Folha - E como o senhor vê os montanhistas de hoje?
Harrer - Eu penso imediatamente no "Guinness Book of Records" e acho péssimo. Já escalei picos no mundo todo, mas a diferença é que fazíamos isso por prazer, nunca por motivações políticas ou por dinheiro.
Folha - Ao contrário da maioria dos relatos de exploradores, seu livro deixa claro seu distanciamento em relação à cultura e religião tibetanas, com uma visão até bem crítica da sociedade local...
Harrer - Veja bem: a maioria dos exploradores ficava apenas alguns meses nos lugares "descobertos", pelos quais logo se apaixonavam.

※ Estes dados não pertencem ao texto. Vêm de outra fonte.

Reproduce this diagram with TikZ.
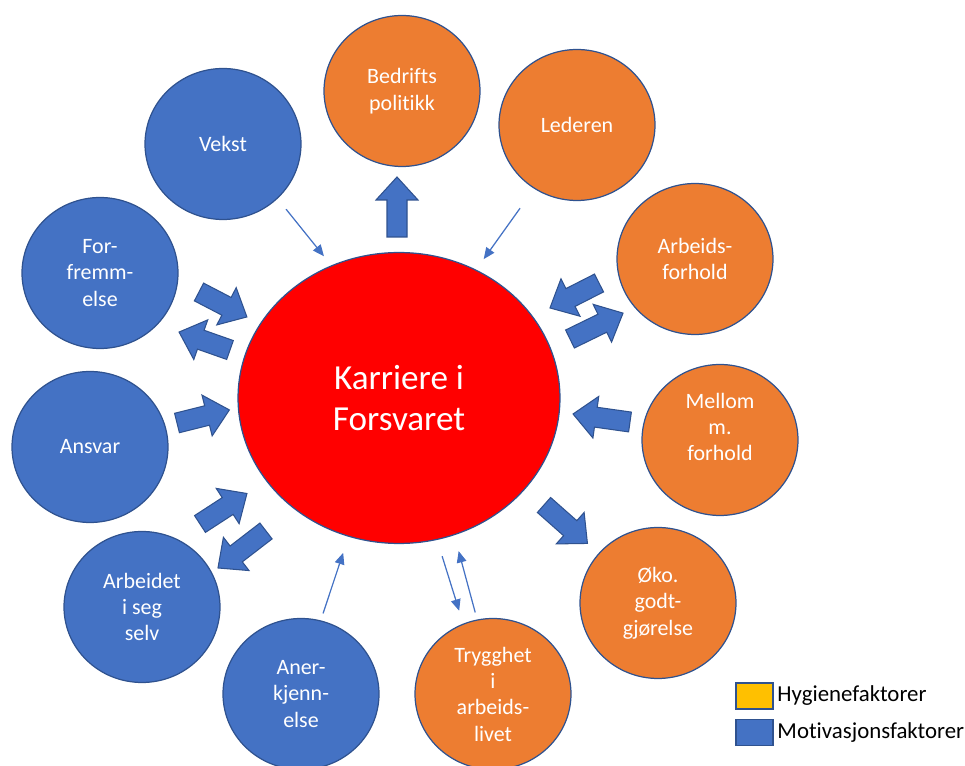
\documentclass[tikz,border=0pt]{standalone}
\usepackage{fontspec}
\setmainfont[Ligatures=NoCommon]{Carlito}
\usetikzlibrary{shapes.geometric}
\usetikzlibrary{arrows.meta}
\usetikzlibrary{positioning}

\definecolor{blaa}{HTML}{4472C4}
\definecolor{oransje}{HTML}{ED7D31}
\definecolor{kant}{HTML}{2F528F}
\definecolor{gul}{HTML}{FFC000}

\tikzset{
	faktor/.style={draw=kant, line width=0.7pt, ellipse, minimum width=3.12cm, minimum height=3.02cm, inner sep=0pt, outer sep=0pt, align=center, text=white, font=\fontsize{12.5}{15}\selectfont},
	motiv/.style={faktor, fill=blaa},
	hygiene/.style={faktor, fill=oransje},
	tynn/.style={blaa, line width=0.7pt, -{Triangle[length=6.5pt,width=5.5pt]}},
	tykk/.style={fill=blaa, draw=kant, line width=0.6pt, line join=miter},
	boks/.style={draw=kant, line width=0.7pt, minimum width=0.74cm, minimum height=0.52cm, inner sep=0pt},
	forklaring/.style={inner sep=2pt, font=\fontsize{13}{15}\selectfont}
}

% tykk pil: startpunkt, vinkel, lengde
\newcommand{\tykkpil}[3]{\draw[tykk, shift={#1}, rotate=#2] (0,-10) -- (#3-23,-10) -- (#3-23,-21) -- (#3,0) -- (#3-23,21) -- (#3-23,10) -- (0,10) -- cycle;}

\begin{document}
\begin{tikzpicture}[x=0.02cm, y=-0.02cm]
		\useasboundingbox (0,0) rectangle (965,766);
		\node [draw=kant, line width=0.7pt, ellipse, fill=red, minimum width=6.44cm, minimum height=5.82cm, outer sep=0pt, align=center, text=white, font=\fontsize{20}{23.5}\selectfont] (karriere) at (399,398) {Karriere i\\Forsvaret};
		% motivasjonsfaktorer
		\node [motiv] (vekst) at (223,144) {Vekst};
		\node [motiv] (forfremmelse) at (100,273) {For-\\fremm-\\else};
		\node [motiv] (ansvar) at (90,447) {Ansvar};
		\node [motiv] (arbeidet) at (142,607) {Arbeidet\\i seg\\selv};
		\node [motiv] (anerkjennelse) at (301,694) {Aner-\\kjenn-\\else};
		% hygienefaktorer
		\node [hygiene] (bedrift) at (402,91) {Bedrifts\\politikk};
		\node [hygiene] (lederen) at (577,125) {Lederen};
		\node [hygiene] (arbeidsforhold) at (695,259) {Arbeids-\\forhold};
		\node [hygiene] (mellom) at (720,440) {Mellom\\m.\\forhold\\\mbox{}};
		\node [hygiene] (oko) at (658,603) {Øko.\\godt-\\gjørelse};
		\node [hygiene] (trygghet) at (493,694) {Trygghet\\i\\arbeids-\\livet};
		% tynne piler
		\draw [tynn, shorten <=8pt, shorten >=7pt] (vekst.-45) -- (karriere.117);
		\draw [tynn, shorten <=14pt, shorten >=7.7pt] (lederen.-124) -- (karriere.59);
		\draw [tynn, shorten <=4.5pt, shorten >=10pt] (anerkjennelse.75) -- (karriere.-110);
		\draw [tynn, shorten <=10pt, shorten >=8pt] (karriere.-75) -- (trygghet.113);
		\draw [tynn, shorten <=4.5pt, shorten >=9.7pt] (trygghet.102) -- (karriere.-68);
		% tykke piler
		\tykkpil{(397,237)}{90}{60}
		\tykkpil{(199,292)}{-27.5}{54}
		\tykkpil{(230,350)}{160.6}{54}
		\tykkpil{(599,283)}{-153}{55}
		\tykkpil{(570,339)}{26}{59}
		\tykkpil{(177,423)}{14}{54}
		\tykkpil{(630,422)}{172}{57.5}
		\tykkpil{(200,524)}{33}{56}
		\tykkpil{(266,531)}{-142.4}{60.6}
		\tykkpil{(544,505)}{-41.5}{58}
		% forklaring
		\node [boks, fill=gul] (hygboks) at (754.5,696) {};
		\node [boks, fill=blaa] (motivboks) at (754.5,732.5) {};
		\node [forklaring, right=0pt of hygboks] (hygtekst) {Hygienefaktorer};
		\node [forklaring, right=0pt of motivboks] (motivtekst) {Motivasjonsfaktorer};
	\end{tikzpicture}
\end{document}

Se ficassem um ano mais, apagariam tudo o que tivessem escrito quando chegaram.
Folha - O senhor se considera um homem religioso?
Harrer - Eu nunca virei budista, mas aprendi a ser mais tolerante. Porém o budismo não era exercido só como religião, mas como a base de todo o poder político do país. As pessoas são muito devotadas ao Dalai Lama, mas o clero é uma poderosa empresa política.

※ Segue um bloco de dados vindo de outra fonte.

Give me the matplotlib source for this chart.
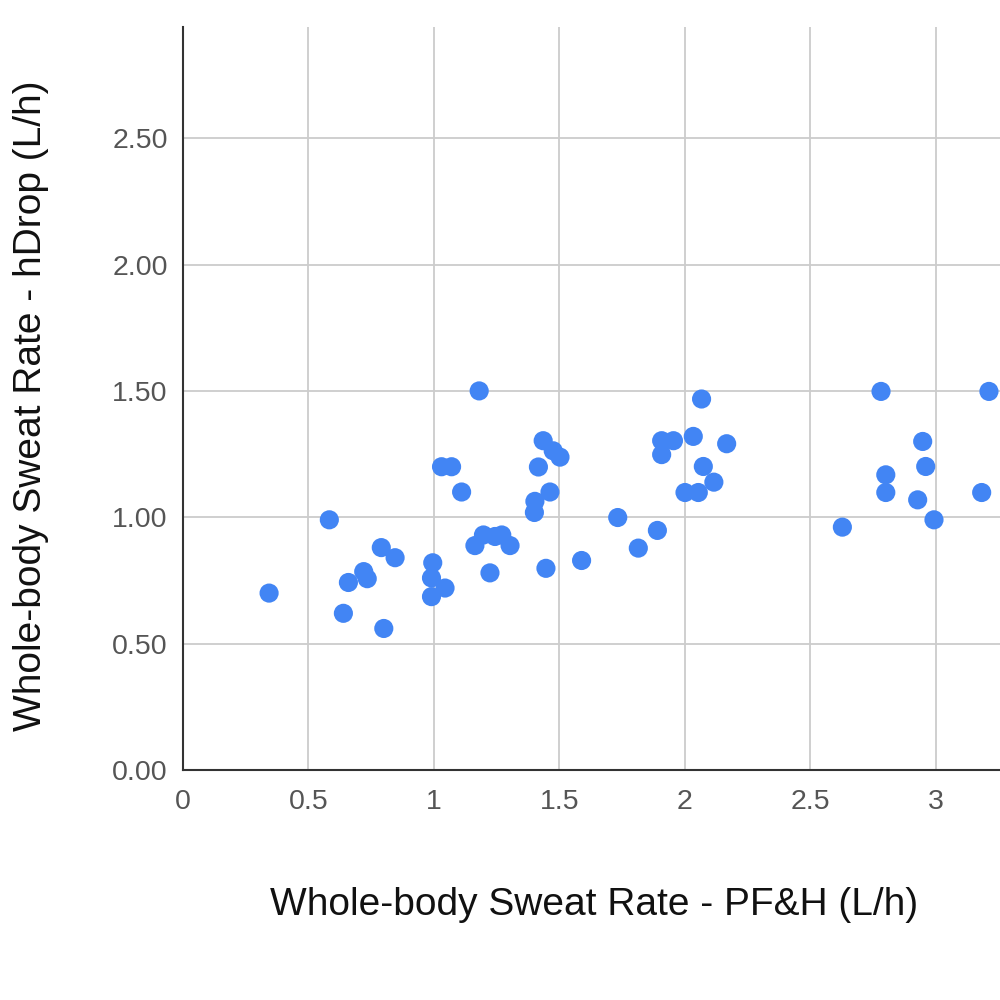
import matplotlib
matplotlib.use("Agg")
import matplotlib.pyplot as plt

pfh = [1.18, 1.03, 1.07, 1.11, 0.583, 0.79, 0.845, 0.72, 0.734, 0.659, 0.343, 0.639, 0.80,
       0.995, 0.99, 1.044, 0.99, 1.163, 1.197, 1.243, 1.27, 1.303, 1.223,
       1.435, 1.475, 1.502, 1.416, 1.462, 1.402, 1.40, 1.446, 1.588, 1.732, 1.814, 1.89,
       2.066, 1.907, 1.954, 1.907, 2.033, 2.166, 2.073, 2.115, 2.0, 2.053,
       2.781, 3.211, 2.947, 2.959, 2.80, 2.80, 2.927, 3.182, 2.992, 2.627]
hdrop = [1.50, 1.20, 1.20, 1.10, 0.99, 0.88, 0.84, 0.785, 0.757, 0.742, 0.70, 0.62, 0.56,
         0.82, 0.76, 0.72, 0.686, 0.888, 0.93, 0.924, 0.93, 0.888, 0.78,
         1.303, 1.263, 1.238, 1.199, 1.10, 1.063, 1.019, 0.798, 0.829, 0.999, 0.878, 0.948,
         1.468, 1.303, 1.303, 1.248, 1.32, 1.291, 1.201, 1.139, 1.098, 1.098,
         1.498, 1.498, 1.30, 1.201, 1.168, 1.098, 1.069, 1.098, 0.99, 0.961]

x_ticks = [0, 0.5, 1, 1.5, 2, 2.5, 3]
x_tick_labels = ["0", "0.5", "1", "1.5", "2", "2.5", "3"]
y_ticks = [0, 0.5, 1.0, 1.5, 2.0, 2.5]
y_tick_labels = ["0.00", "0.50", "1.00", "1.50", "2.00", "2.50"]

plt.rcParams['font.family'] = ['Liberation Sans', 'DejaVu Sans']

fig = plt.figure(figsize=(10, 10), dpi=100)
ax = fig.add_axes([0.183, 0.23, 0.817, 0.743])
ax.set_xlim(0, 3.255)
ax.set_ylim(0, 2.94)

ax.scatter(pfh, hdrop, s=190, color="#4285F4", edgecolors="none", zorder=3, clip_on=False)

ax.set_xticks(x_ticks)
ax.set_xticklabels(x_tick_labels)
ax.set_yticks(y_ticks)
ax.set_yticklabels(y_tick_labels)
ax.grid(True, color="#cccccc", linewidth=1.3, zorder=0)
ax.set_axisbelow(True)
ax.tick_params(length=0, labelsize=20.5, colors="#555555")
ax.tick_params(axis="x", pad=14)
ax.tick_params(axis="y", pad=11)
for s in ["top", "right"]:
    ax.spines[s].set_visible(False)
ax.spines["left"].set_color("#333333")
ax.spines["left"].set_linewidth(1.5)
ax.spines["bottom"].set_color("#333333")
ax.spines["bottom"].set_linewidth(1.5)

fig.text(0.594, 0.095, "Whole-body Sweat Rate - PF&H (L/h)", ha="center", va="center",
         fontsize=28, color="#111111")
fig.text(0.031, 0.594, "Whole-body Sweat Rate - hDrop (L/h)", ha="center", va="center",
         fontsize=28, color="#111111", rotation=90)

fig.savefig("out.png", dpi=100)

Folha - E como o senhor vê esses movimentos, abraçados por vários artistas, pela libertação do Tibete?
Harrer - É difícil identificar quem é sincero de fato. Não quero dizer que são todos oportunistas, mas acho que o Dalai Lama se envolve demais com essas pessoas.
O diretor Jean-Jacques Annaud comentou que o Tibete é tão pouco conhecido que, se perguntássemos a um americano se ele sabe quem é o Dalai Lama, responderia: é o amigo do Richard Gere.
Folha - E o que o senhor achou do filme de Annaud?
Harrer - Annaud esteve comigo três vezes. Mas não fui consultado sobre nada. Apenas fiz dois pedidos. Um, que Peter Aufschnaiter (companheiro de Harrer no Tibete, morto em 1972) tivesse o mesmo peso que meu personagem. E que o filme fosse uma mensagem pela independência do Tibete.
Folha - O senhor passou a Segunda Guerra longe da Alemanha. Quais foram suas impressões ao voltar para a Europa devastada?
Harrer - A primeira coisa que tive que fazer foi me apresentar à polícia e responder a longos interrogatórios. Era fato notório que eu fazia parte do Partido Nazista e que era membro das SS (tropas de elite nazistas). E eu fiz um juramento que nunca mais mencionaria esse fato. Mas, agora, a história aparece nas revistas não sei com que intenção, sei lá se não são os chineses que estão por trás disso.